Soziologen sagen dagegen: Am treffendsten bezeichnet man unsere heutige Gesellschaft mit dem Schlagwort  „egoistische Gesellschaft“. Das also sollen wir vor allem sein – und das bei Menschen, die sich zu 90 Prozent als Christen  bezeichnen!  -: egoistisch!

 

Aber Paulus sagt: Ihr hier könnt in  der kommenden Woche wenigstens einigermassen Menschen sein, die Güte ausstrahlen, die beharrlich darnach  streben, anderen Menschen gerecht zu werden, und die wahrhaftig sind, also wahrheitsliebend.

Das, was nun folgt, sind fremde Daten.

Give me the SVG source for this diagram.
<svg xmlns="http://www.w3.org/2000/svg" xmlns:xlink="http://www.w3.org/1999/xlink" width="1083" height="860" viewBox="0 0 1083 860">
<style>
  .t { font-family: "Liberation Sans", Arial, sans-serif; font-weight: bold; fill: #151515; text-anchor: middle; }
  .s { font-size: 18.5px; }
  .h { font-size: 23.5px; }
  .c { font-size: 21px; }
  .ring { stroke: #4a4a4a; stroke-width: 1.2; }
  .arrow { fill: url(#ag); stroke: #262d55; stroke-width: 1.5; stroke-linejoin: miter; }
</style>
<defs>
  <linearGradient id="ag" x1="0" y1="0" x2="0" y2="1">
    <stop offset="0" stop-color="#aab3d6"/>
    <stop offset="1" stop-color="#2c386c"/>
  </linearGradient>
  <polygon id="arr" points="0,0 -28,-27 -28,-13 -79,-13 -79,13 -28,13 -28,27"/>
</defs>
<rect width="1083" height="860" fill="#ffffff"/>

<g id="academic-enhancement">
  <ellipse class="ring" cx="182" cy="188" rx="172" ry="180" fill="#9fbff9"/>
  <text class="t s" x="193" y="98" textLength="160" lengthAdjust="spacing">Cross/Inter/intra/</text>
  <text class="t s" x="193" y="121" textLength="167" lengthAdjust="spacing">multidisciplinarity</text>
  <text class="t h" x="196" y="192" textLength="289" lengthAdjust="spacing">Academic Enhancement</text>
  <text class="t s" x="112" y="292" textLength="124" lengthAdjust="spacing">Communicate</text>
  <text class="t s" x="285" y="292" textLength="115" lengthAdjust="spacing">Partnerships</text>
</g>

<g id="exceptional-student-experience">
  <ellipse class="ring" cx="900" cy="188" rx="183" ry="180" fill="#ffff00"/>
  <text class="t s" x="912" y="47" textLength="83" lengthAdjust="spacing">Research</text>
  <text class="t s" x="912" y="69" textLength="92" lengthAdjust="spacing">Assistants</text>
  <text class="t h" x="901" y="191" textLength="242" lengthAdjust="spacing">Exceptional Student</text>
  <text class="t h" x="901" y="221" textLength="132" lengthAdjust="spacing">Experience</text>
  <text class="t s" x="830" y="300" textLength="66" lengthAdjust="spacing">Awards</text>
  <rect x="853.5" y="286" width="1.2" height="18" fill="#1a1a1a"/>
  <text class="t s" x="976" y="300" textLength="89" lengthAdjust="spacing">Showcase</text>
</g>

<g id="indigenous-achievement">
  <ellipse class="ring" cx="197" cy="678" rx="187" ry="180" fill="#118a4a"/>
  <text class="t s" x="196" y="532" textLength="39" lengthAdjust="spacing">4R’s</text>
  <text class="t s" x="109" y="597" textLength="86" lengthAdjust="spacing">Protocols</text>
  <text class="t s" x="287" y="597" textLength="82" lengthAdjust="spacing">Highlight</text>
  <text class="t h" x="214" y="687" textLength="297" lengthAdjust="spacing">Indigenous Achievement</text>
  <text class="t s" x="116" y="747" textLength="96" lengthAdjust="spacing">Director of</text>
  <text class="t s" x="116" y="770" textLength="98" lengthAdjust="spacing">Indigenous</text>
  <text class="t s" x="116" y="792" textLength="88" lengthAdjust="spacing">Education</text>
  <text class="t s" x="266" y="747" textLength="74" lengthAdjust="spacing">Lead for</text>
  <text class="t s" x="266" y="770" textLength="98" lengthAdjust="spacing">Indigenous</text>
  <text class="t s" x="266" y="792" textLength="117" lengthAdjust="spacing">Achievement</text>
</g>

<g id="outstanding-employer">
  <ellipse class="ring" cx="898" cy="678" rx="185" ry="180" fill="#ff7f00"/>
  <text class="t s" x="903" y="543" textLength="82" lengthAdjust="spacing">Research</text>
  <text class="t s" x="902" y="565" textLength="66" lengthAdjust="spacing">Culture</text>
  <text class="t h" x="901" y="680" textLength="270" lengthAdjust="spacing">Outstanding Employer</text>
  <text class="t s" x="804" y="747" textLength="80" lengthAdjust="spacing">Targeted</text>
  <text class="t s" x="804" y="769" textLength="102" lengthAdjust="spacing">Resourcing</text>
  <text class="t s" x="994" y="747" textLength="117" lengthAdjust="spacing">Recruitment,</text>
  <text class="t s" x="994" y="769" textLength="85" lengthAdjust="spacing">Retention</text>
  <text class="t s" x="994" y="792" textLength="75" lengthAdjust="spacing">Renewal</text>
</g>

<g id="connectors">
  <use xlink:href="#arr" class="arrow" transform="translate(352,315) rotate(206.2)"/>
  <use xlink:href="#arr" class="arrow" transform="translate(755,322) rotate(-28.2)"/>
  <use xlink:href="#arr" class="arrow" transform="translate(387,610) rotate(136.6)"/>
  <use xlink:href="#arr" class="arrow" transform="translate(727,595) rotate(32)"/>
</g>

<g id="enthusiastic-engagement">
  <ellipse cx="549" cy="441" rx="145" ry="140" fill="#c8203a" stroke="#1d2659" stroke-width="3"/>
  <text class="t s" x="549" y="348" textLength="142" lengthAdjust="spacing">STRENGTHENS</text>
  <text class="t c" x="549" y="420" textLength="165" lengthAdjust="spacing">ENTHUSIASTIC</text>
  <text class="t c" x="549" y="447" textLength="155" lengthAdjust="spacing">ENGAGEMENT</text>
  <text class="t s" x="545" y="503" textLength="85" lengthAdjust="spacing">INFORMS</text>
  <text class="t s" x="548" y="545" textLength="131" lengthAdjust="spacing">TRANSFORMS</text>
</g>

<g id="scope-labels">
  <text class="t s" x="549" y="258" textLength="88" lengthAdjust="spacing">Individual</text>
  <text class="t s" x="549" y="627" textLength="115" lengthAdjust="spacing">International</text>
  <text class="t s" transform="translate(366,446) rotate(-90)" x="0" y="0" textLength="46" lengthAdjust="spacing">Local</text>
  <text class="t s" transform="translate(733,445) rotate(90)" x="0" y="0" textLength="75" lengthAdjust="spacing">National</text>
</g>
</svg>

Wobei dies schöne Wort „wahrheitsliebend“ uns sagt, daß Wahrheit immer mit Liebe gepaart ist. Einem Menschen die Wahrheit sagen,

das geht nur: liebevoll.

 

2. sagt Paulus: „Prüft, was dem Herrn wohlgefällig ist“. Martin Niemöller hat als über 90jähriger in einem Interview gesagt: „Eine Frage hat mein Leben bestimmt, eine Leitfrage war mir immer am wichtigsten, die Frage: Was würde Jesus dazu sagen?“ Darum geht’s. „Prüft, was dem Herrn wohlgefällig ist“. Prüft, was Jesus in dieser Situation tun, im  Umgang mit diesem Menschen sagen würde. Prüft, was ihm im Blick auf den Umgang mit mir selbst, mit meinen Gedanken im Blick auf die Zukunft gefallen würde...Lebt nicht nach dem Motto: Was gut für mich ist, weiss ich selbst am besten, sondern nach dem Leitsatz: Was gut für mich und andere ist, weiss Jesus am besten. Dazu ist das Gebet not-wendig. Im Gebet nach dem Willen Jesu fragen.

 

Und 3.: „Habt keine Gemeinschaft mit den unfruchtbaren Werken der Finsternis, deckt sie vielmehr auf“.

 

Als solche finsteren Machenschaften nennt Paulus unmittelbar vor unserem Predigttext dreierlei: Unzucht – Habsucht – Klatschsucht.

 

Unzucht. Pornographie. Kindesmißbrauch. Prostitution. Sog. Frauenhandel. Christen sollen nicht nur nichts damit zu tun haben, auch nicht als Voyeure etwa im Internet, sondern sollen solche Widerwärtigkeiten aufdecken und  bekämpfen.

 

Habsucht: Die Sucht, möglicht viel haben und  konsumieren zu wollen. Zum  christlichen Glauben dagegen gehört ganz wesentlich,  großzügig und freigebig zu sein und Habgier bei anderen zu überwinden – und das geht nur, indem man

liebevoll,  großzügig, freigebig ihnen gegenüber ist.

 

Und 3: Klatschsucht: Häßliches Gerede über andere. Christen machen da nicht mit und sollten böses Gerede bei anderen möglichst im Keim ersticken.

 

Wer stattdessen gütig ist, Gerechtigkeit fördert, Wahrheit liebt, der lebt aufgeweckt, dem Tageslicht entsprechend, er ist nicht mehr „tot in seinen Sünden“, sondern erfüllt und  geprägt vom Auferstehungsleben. Amen.